But we have this treasure in earthen vessels, that the excellence of the power may be of God and not of us. We are hard-pressed on every side, yet not crushed; we are perplexed, but not in despair; persecuted, but not forsaken; struck down, but not destroyed— always carrying about in the body the dying of the Lord Jesus, that the life of Jesus also may be manifested in our body.
—1 Corinthians 4:7-10 (NKJV)
The love of God has given us the greatest treasure. Another way of defining the treasure we have been given is “Christ in you, the hope of glory” (Colossians 1:27). Paul was speaking of our lives being joined with Christ and all the benefits it affords. This truly is a treasure, far beyond anything this earth or any man can give us. This treasure was purchased with the precious blood of Christ (1 Peter 1:18-19).

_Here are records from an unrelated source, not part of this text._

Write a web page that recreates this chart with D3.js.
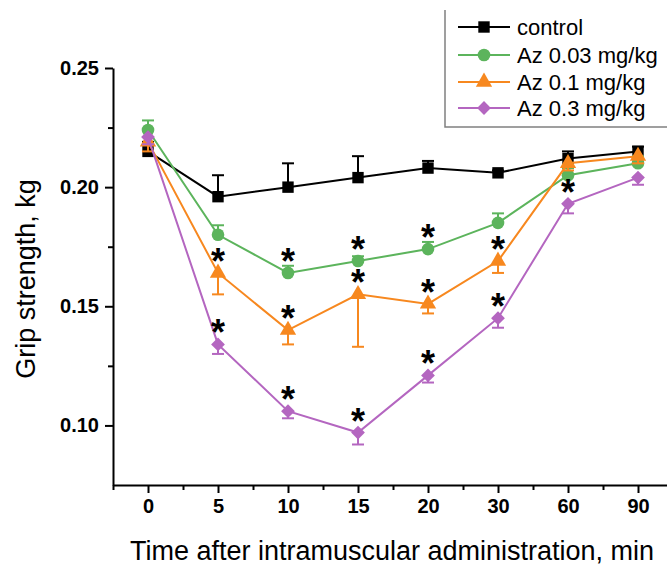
<!DOCTYPE html>
<html>
<head>
<meta charset="utf-8">
<script src="https://cdn.jsdelivr.net/npm/d3@7"></script>
<style>
  body { margin: 0; background: #fff; }
  svg text { font-family: Arial, "Liberation Sans", sans-serif; }
  .axis path, .axis line { stroke: #000; stroke-width: 2; }
  .axis text { font-size: 20px; font-weight: bold; fill: #000; }
</style>
</head>
<body>
<div id="canvas"></div>
<script>
// time points (categorical x axis)
var times = ["0", "5", "10", "15", "20", "30", "60", "90"];

// grip strength means, kg
var control = [0.215, 0.196, 0.200, 0.204, 0.208, 0.206, 0.212, 0.215];
var az003   = [0.224, 0.180, 0.164, 0.169, 0.174, 0.185, 0.205, 0.210];
var az01    = [0.219, 0.164, 0.140, 0.155, 0.151, 0.169, 0.210, 0.213];
var az03    = [0.221, 0.134, 0.106, 0.097, 0.121, 0.145, 0.193, 0.204];

// error bars (one-sided)
var controlErr = [0.004, 0.009, 0.010, 0.009, 0.003, 0.001, 0.003, 0.002];
var az003Err   = [0.004, 0.004, 0.003, 0.002, 0.003, 0.004, 0.003, 0.003];
var az01Err    = [0.004, 0.009, 0.006, 0.022, 0.004, 0.005, 0.003, 0.003];
var az03Err    = [0.003, 0.004, 0.003, 0.005, 0.003, 0.004, 0.004, 0.003];

// indices of points marked with *
var az003Stars = [2, 3, 4];
var az01Stars  = [1, 2, 3, 4, 5];
var az03Stars  = [1, 2, 3, 4, 5, 6];

var yTicks = [0.10, 0.15, 0.20, 0.25];
var yMinor = [0.125, 0.175, 0.225];

var series = [
  {name: "control",       values: control, err: controlErr, dir: -1, color: "#000000", shape: d3.symbolSquare,   size: 130, rot: 0,  stars: []},
  {name: "Az 0.03 mg/kg", values: az003,   err: az003Err,   dir: -1, color: "#5cb45c", shape: d3.symbolCircle,   size: 125, rot: 0,  stars: az003Stars},
  {name: "Az 0.1 mg/kg",  values: az01,    err: az01Err,    dir: 1,  color: "#f7881f", shape: d3.symbolTriangle, size: 115, rot: 0,  stars: az01Stars},
  {name: "Az 0.3 mg/kg",  values: az03,    err: az03Err,    dir: 1,  color: "#b466c0", shape: d3.symbolSquare,   size: 95,  rot: 45, stars: az03Stars}
];

var W = 667, H = 565;
var svg = d3.select('#canvas').append('svg')
    .attr('width', W)
    .attr('height', H);

var x = d3.scaleLinear().domain([-0.5, 7.5]).range([113, 673]);
var y = d3.scaleLinear().domain([0.075, 0.25]).range([485, 68]);

// axes
var axisX = d3.axisBottom(x)
    .tickValues(d3.range(times.length))
    .tickFormat(function(i){ return times[i]; })
    .tickSize(8).tickPadding(6).tickSizeOuter(0);
svg.append('g').attr('class', 'axis')
    .attr('transform', 'translate(0,485)')
    .call(axisX);

var minorX = d3.axisBottom(x)
    .tickValues(d3.range(-0.5, 7.5, 1))
    .tickFormat('').tickSize(5).tickSizeOuter(0);
svg.append('g').attr('class', 'axis')
    .attr('transform', 'translate(0,485)')
    .call(minorX).select('.domain').remove();

var axisY = d3.axisLeft(y)
    .tickValues(yTicks)
    .tickFormat(d3.format('.2f'))
    .tickSize(8).tickPadding(6).tickSizeOuter(0);
svg.append('g').attr('class', 'axis')
    .attr('transform', 'translate(113,0)')
    .call(axisY);

var minorY = d3.axisLeft(y)
    .tickValues(yMinor)
    .tickFormat('').tickSize(5);
svg.append('g').attr('class', 'axis')
    .attr('transform', 'translate(113,0)')
    .call(minorY).select('.domain').remove();

// axis titles
svg.append('text')
    .attr('x', 392).attr('y', 560)
    .attr('text-anchor', 'middle')
    .style('font-size', '27px')
    .text('Time after intramuscular administration, min');

svg.append('text')
    .attr('transform', 'translate(35,279) rotate(-90)')
    .attr('text-anchor', 'middle')
    .style('font-size', '27px')
    .text('Grip strength, kg');

// series
var line = d3.line()
    .x(function(d, i){ return x(i); })
    .y(function(d){ return y(d); });

function place(s, px, py) {
  return 'translate(' + px + ',' + py + ') rotate(' + s.rot + ')';
}

series.forEach(function(s){
  var g = svg.append('g');

  // error bars
  s.values.forEach(function(v, i){
    var y0 = y(v), y1 = y(v - s.dir * s.err[i]);
    g.append('line')
      .attr('x1', x(i)).attr('x2', x(i))
      .attr('y1', y0).attr('y2', y1)
      .attr('stroke', s.color).attr('stroke-width', 2);
    g.append('line')
      .attr('x1', x(i) - 6).attr('x2', x(i) + 6)
      .attr('y1', y1).attr('y2', y1)
      .attr('stroke', s.color).attr('stroke-width', 2);
  });

  g.append('path')
    .datum(s.values)
    .attr('d', line)
    .attr('fill', 'none')
    .attr('stroke', s.color)
    .attr('stroke-width', 2);

  g.selectAll('path.pt')
    .data(s.values)
    .enter()
    .append('path')
    .attr('class', 'pt')
    .attr('d', d3.symbol().type(s.shape).size(s.size))
    .attr('transform', function(d, i){ return place(s, x(i), y(d)); })
    .attr('fill', s.color);
});

// significance stars
series.forEach(function(s){
  s.stars.forEach(function(i){
    svg.append('text')
      .attr('x', x(i))
      .attr('y', y(s.values[i]) + 1)
      .attr('text-anchor', 'middle')
      .style('font-size', '36px')
      .style('font-weight', 'bold')
      .text('*');
  });
});

// legend
var lg = svg.append('g');
lg.append('path')
  .attr('d', 'M445,10V127H667')
  .attr('fill', 'none')
  .attr('stroke', '#808080')
  .attr('stroke-width', 1.5);

var rowY = [27, 55, 82, 108];
series.forEach(function(s, k){
  var ry = rowY[k];
  lg.append('line')
    .attr('x1', 458).attr('x2', 510)
    .attr('y1', ry).attr('y2', ry)
    .attr('stroke', s.color).attr('stroke-width', 2);
  lg.append('path')
    .attr('d', d3.symbol().type(s.shape).size(s.size))
    .attr('transform', place(s, 484, ry))
    .attr('fill', s.color);
  lg.append('text')
    .attr('x', 517).attr('y', ry + 8)
    .style('font-size', '22px')
    .text(s.name);
});
</script>
</body>
</html>
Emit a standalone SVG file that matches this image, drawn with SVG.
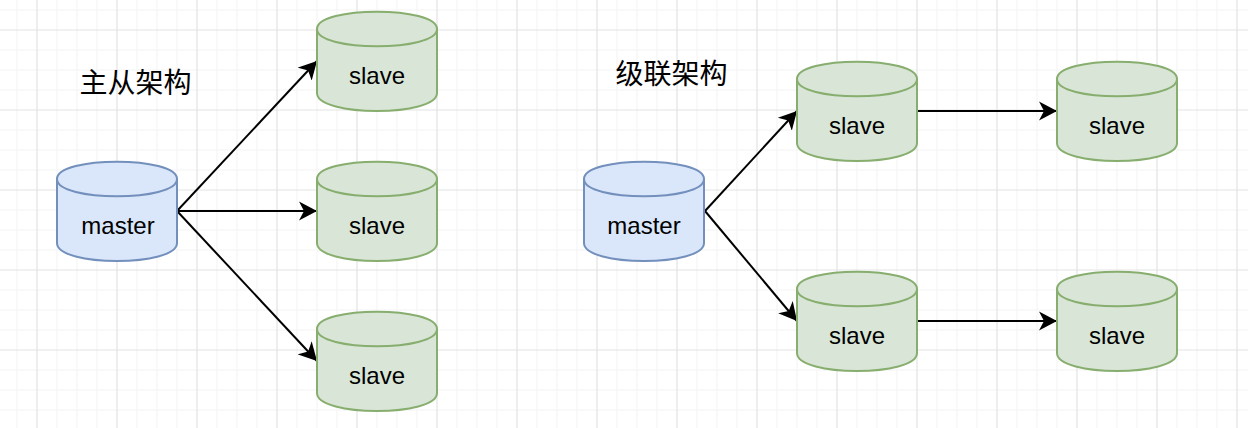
<svg xmlns="http://www.w3.org/2000/svg" width="1248" height="428" viewBox="0 0 1248 428">
<defs>
<style>
.minor{stroke:#f7f7f7;stroke-width:1.5;fill:none}
.major{stroke:#e3e3e3;stroke-width:1.2;fill:none}
.m{fill:#dae6f9;stroke:#7390bd;stroke-width:2}
.s{fill:#d9e6d7;stroke:#87ae6e;stroke-width:2}
.cyl-m{fill:none;stroke:#7390bd;stroke-width:2}
.cyl-s{fill:none;stroke:#87ae6e;stroke-width:2}
.l{font-family:"Liberation Sans",Arial,sans-serif;font-size:24px;fill:#000;text-anchor:middle}
.t{font-family:"Noto Sans CJK SC","Noto Sans",sans-serif;font-size:28px;fill:#000;text-anchor:middle}
.e{stroke:#000;stroke-width:2;fill:none;marker-end:url(#a)}
</style>
<marker id="a" markerUnits="userSpaceOnUse" markerWidth="20" markerHeight="20" viewBox="0 0 20 20" refX="18" refY="10" orient="auto"><path d="M0 0.500 L18 10 L0 19.500 L5 10 Z" fill="#000"/></marker>
</defs>
<rect width="1248" height="428" fill="#fff"/>
<path class="minor" d="M17 0V428M57 0V428M77 0V428M97 0V428M137 0V428M157 0V428M177 0V428M217 0V428M237 0V428M257 0V428M297 0V428M317 0V428M337 0V428M377 0V428M397 0V428M417 0V428M457 0V428M477 0V428M497 0V428M537 0V428M557 0V428M577 0V428M617 0V428M637 0V428M657 0V428M697 0V428M717 0V428M737 0V428M777 0V428M797 0V428M817 0V428M857 0V428M877 0V428M897 0V428M937 0V428M957 0V428M977 0V428M1017 0V428M1037 0V428M1057 0V428M1097 0V428M1117 0V428M1137 0V428M1177 0V428M1197 0V428M1217 0V428M0 10H1248M0 50H1248M0 70H1248M0 90H1248M0 130H1248M0 150H1248M0 170H1248M0 210H1248M0 230H1248M0 250H1248M0 290H1248M0 310H1248M0 330H1248M0 370H1248M0 390H1248M0 410H1248"/>
<path class="major" d="M37 0V428M117 0V428M197 0V428M277 0V428M357 0V428M437 0V428M517 0V428M597 0V428M677 0V428M757 0V428M837 0V428M917 0V428M997 0V428M1077 0V428M1157 0V428M1237 0V428M0 30H1248M0 110H1248M0 190H1248M0 270H1248M0 350H1248"/>
<g id="connectors">
<path class="e" d="M177 211L317 61"/>
<path class="e" d="M177 211H317"/>
<path class="e" d="M177 211L317 361"/>
<path class="e" d="M705 211L797 111"/>
<path class="e" d="M705 211L797 321"/>
<path class="e" d="M917 111H1057"/>
<path class="e" d="M917 321H1057"/>
</g>
<g id="title-1"><text class="t" x="135.500" y="93">主从架构</text></g>
<g id="title-2"><text class="t" x="671.500" y="84">级联架构</text></g>
<g id="master-1"><path class="m" d="M57 179C57 156 177 156 177 179V243C177 267 57 267 57 243Z"/><path class="cyl-m" d="M57 179C57 202 177 202 177 179"/><text class="l" x="118" y="234">master</text></g>
<g id="slave-1"><path class="s" d="M317 29C317 6 437 6 437 29V93C437 117 317 117 317 93Z"/><path class="cyl-s" d="M317 29C317 52 437 52 437 29"/><text class="l" x="377" y="84">slave</text></g>
<g id="slave-2"><path class="s" d="M317 179C317 156 437 156 437 179V243C437 267 317 267 317 243Z"/><path class="cyl-s" d="M317 179C317 202 437 202 437 179"/><text class="l" x="377" y="234">slave</text></g>
<g id="slave-3"><path class="s" d="M317 329C317 306 437 306 437 329V393C437 417 317 417 317 393Z"/><path class="cyl-s" d="M317 329C317 352 437 352 437 329"/><text class="l" x="377" y="384">slave</text></g>
<g id="master-2"><path class="m" d="M584 179C584 156 704 156 704 179V243C704 267 584 267 584 243Z"/><path class="cyl-m" d="M584 179C584 202 704 202 704 179"/><text class="l" x="644" y="234">master</text></g>
<g id="slave-4"><path class="s" d="M797 79C797 56 917 56 917 79V143C917 167 797 167 797 143Z"/><path class="cyl-s" d="M797 79C797 102 917 102 917 79"/><text class="l" x="857" y="134">slave</text></g>
<g id="slave-5"><path class="s" d="M1057 79C1057 56 1177 56 1177 79V143C1177 167 1057 167 1057 143Z"/><path class="cyl-s" d="M1057 79C1057 102 1177 102 1177 79"/><text class="l" x="1117" y="134">slave</text></g>
<g id="slave-6"><path class="s" d="M797 289C797 266 917 266 917 289V353C917 377 797 377 797 353Z"/><path class="cyl-s" d="M797 289C797 312 917 312 917 289"/><text class="l" x="857" y="344">slave</text></g>
<g id="slave-7"><path class="s" d="M1057 289C1057 266 1177 266 1177 289V353C1177 377 1057 377 1057 353Z"/><path class="cyl-s" d="M1057 289C1057 312 1177 312 1177 289"/><text class="l" x="1117" y="344">slave</text></g>
</svg>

The earthen vessels that Paul speaks of are our physical bodies. 2 Corinthians 4:7 compares the worthlessness of our bodies to the matchless value of Christ in us. Our bodies are like clay pots that contain the precious treasure of Christ. Paul says hard times and things might come against us but they can’t destroy the treasure of His grace within us.
In 2 Corinthians 4:8-9, Paul wasn’t saying God was the source of these troubles. He wasn’t saying the Lord was performing some kind of redemptive work using these problems. Paul was only listing things that are shared by everyone. But he also showed how God’s power makes us more than conquerors in every difficulty (Romans 8:37). What Paul shows us in these verses is how the credit for the power to live a victorious life goes to God and not to us.
Paul came into situations where he didn’t know what to do and even where there seemed to be no escape. But He knew he was never without God’s help. His earthly reasoning didn’t have the answers. But Paul wasn’t just a mind and body. Paul had Christ living in his born-again spirit, and he drew on the power of the Holy Spirit from within. He had the treasure of God’s grace living in him, and he drew from that treasure by faith. This kept him from despair and discouragement. Our problems or even our lack of problems should never determine how we feel. We can draw from the treasure of Christ within us—the power of the Holy Spirit—to overcome every situation (Romans 8:37, 1 Corinthians 15:57).
It is only when we die to self that Christ can manifest His life in us. God doesn’t give us problems to prove that we are His. Satan is the one who afflicts and attempts to steal God’s truth from our hearts (John 10:10). Godly believers are constantly persecuted because of their stand for Christ. When we lean on Christ, we experience the life of Christ and His power in our lives.
Paul endured his afflictions for the sake of others. He denied himself so that others could receive the grace of Jesus. Throughout his ministry, many made Christ the Lord of their lives. And this was enough reward for Paul. In dying to self his inner man was being renewed every day. When we allow our inner man to be transformed by the truth of who we are in Christ, we conform to God’s image of us (Romans 12:2).
Paul died to himself so Christ might live through him (Galatians 2:20). Knowing his position in Christ and all the benefits it gave Him, Paul was able to yield to God. Knowing your position in Christ is crucial in order to yield to Him. You yield to God when you trust Him more than yourself. Dying to self—dying to your need to prove yourself, magnifies God’s position in your life. And knowing who you are in Christ gives you God’s perspective. You have His power within you to show your power is from Him and not from you. You believe that Christ is greater in you than anything that comes against you.
Do you believe His treasure within you?